# WHAT IS EXPECTED
Nothing in the data should change when you return it, but leave the pictures out.

# DATA PROVIDED

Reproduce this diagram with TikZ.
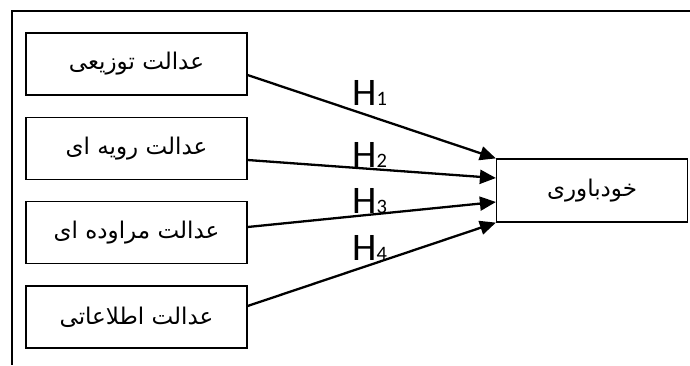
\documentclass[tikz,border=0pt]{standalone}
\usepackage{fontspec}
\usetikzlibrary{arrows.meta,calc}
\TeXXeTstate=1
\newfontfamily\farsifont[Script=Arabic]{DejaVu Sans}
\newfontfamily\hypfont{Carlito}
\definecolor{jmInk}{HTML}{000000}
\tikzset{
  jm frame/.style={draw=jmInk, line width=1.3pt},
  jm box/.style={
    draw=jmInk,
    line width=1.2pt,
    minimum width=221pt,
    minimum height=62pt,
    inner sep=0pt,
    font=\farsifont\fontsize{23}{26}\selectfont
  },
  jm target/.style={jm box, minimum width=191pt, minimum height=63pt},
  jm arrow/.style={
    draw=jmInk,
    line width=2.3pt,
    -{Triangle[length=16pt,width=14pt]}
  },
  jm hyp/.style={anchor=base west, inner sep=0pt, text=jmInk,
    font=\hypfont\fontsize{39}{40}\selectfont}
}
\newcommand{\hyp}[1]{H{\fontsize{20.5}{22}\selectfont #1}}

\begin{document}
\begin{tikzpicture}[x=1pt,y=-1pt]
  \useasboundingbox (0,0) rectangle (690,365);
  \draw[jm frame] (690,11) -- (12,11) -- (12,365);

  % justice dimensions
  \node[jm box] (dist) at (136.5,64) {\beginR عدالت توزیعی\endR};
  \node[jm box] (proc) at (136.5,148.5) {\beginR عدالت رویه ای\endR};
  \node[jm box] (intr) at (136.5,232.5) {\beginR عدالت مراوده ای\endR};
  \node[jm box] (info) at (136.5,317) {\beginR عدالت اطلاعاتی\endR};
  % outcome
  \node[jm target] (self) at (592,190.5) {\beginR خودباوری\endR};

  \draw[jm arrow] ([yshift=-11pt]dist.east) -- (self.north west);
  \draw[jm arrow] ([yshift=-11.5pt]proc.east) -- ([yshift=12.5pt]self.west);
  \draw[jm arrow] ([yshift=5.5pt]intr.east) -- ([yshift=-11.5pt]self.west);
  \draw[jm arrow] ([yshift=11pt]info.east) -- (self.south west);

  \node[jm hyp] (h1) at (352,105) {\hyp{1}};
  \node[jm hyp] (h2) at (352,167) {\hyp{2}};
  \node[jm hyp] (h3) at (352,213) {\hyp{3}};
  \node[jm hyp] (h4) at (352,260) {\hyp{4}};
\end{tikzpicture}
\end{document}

# THE COMPLETED TASK
Reproduce this diagram with TikZ.
\documentclass[tikz,border=0pt]{standalone}
\usepackage{fontspec}
\usetikzlibrary{arrows.meta,calc}
\TeXXeTstate=1
\newfontfamily\farsifont[Script=Arabic]{DejaVu Sans}
\newfontfamily\hypfont{Carlito}
\definecolor{jmInk}{HTML}{000000}
\tikzset{
  jm frame/.style={draw=jmInk, line width=1.3pt},
  jm box/.style={
    draw=jmInk,
    line width=1.2pt,
    minimum width=221pt,
    minimum height=62pt,
    inner sep=0pt,
    font=\farsifont\fontsize{23}{26}\selectfont
  },
  jm target/.style={jm box, minimum width=191pt, minimum height=63pt},
  jm arrow/.style={
    draw=jmInk,
    line width=2.3pt,
    -{Triangle[length=16pt,width=14pt]}
  },
  jm hyp/.style={anchor=base west, inner sep=0pt, text=jmInk,
    font=\hypfont\fontsize{39}{40}\selectfont}
}
\newcommand{\hyp}[1]{H{\fontsize{20.5}{22}\selectfont #1}}

\begin{document}
\begin{tikzpicture}[x=1pt,y=-1pt]
  \useasboundingbox (0,0) rectangle (690,365);
  \draw[jm frame] (690,11) -- (12,11) -- (12,365);

  % justice dimensions
  \node[jm box] (dist) at (136.5,64) {\beginR عدالت توزیعی\endR};
  \node[jm box] (proc) at (136.5,148.5) {\beginR عدالت رویه ای\endR};
  \node[jm box] (intr) at (136.5,232.5) {\beginR عدالت مراوده ای\endR};
  \node[jm box] (info) at (136.5,317) {\beginR عدالت اطلاعاتی\endR};
  % outcome
  \node[jm target] (self) at (592,190.5) {\beginR خودباوری\endR};

  \draw[jm arrow] ([yshift=-11pt]dist.east) -- (self.north west);
  \draw[jm arrow] ([yshift=-11.5pt]proc.east) -- ([yshift=12.5pt]self.west);
  \draw[jm arrow] ([yshift=5.5pt]intr.east) -- ([yshift=-11.5pt]self.west);
  \draw[jm arrow] ([yshift=11pt]info.east) -- (self.south west);

  \node[jm hyp] (h1) at (352,105) {\hyp{1}};
  \node[jm hyp] (h2) at (352,167) {\hyp{2}};
  \node[jm hyp] (h3) at (352,213) {\hyp{3}};
  \node[jm hyp] (h4) at (352,260) {\hyp{4}};
\end{tikzpicture}
\end{document}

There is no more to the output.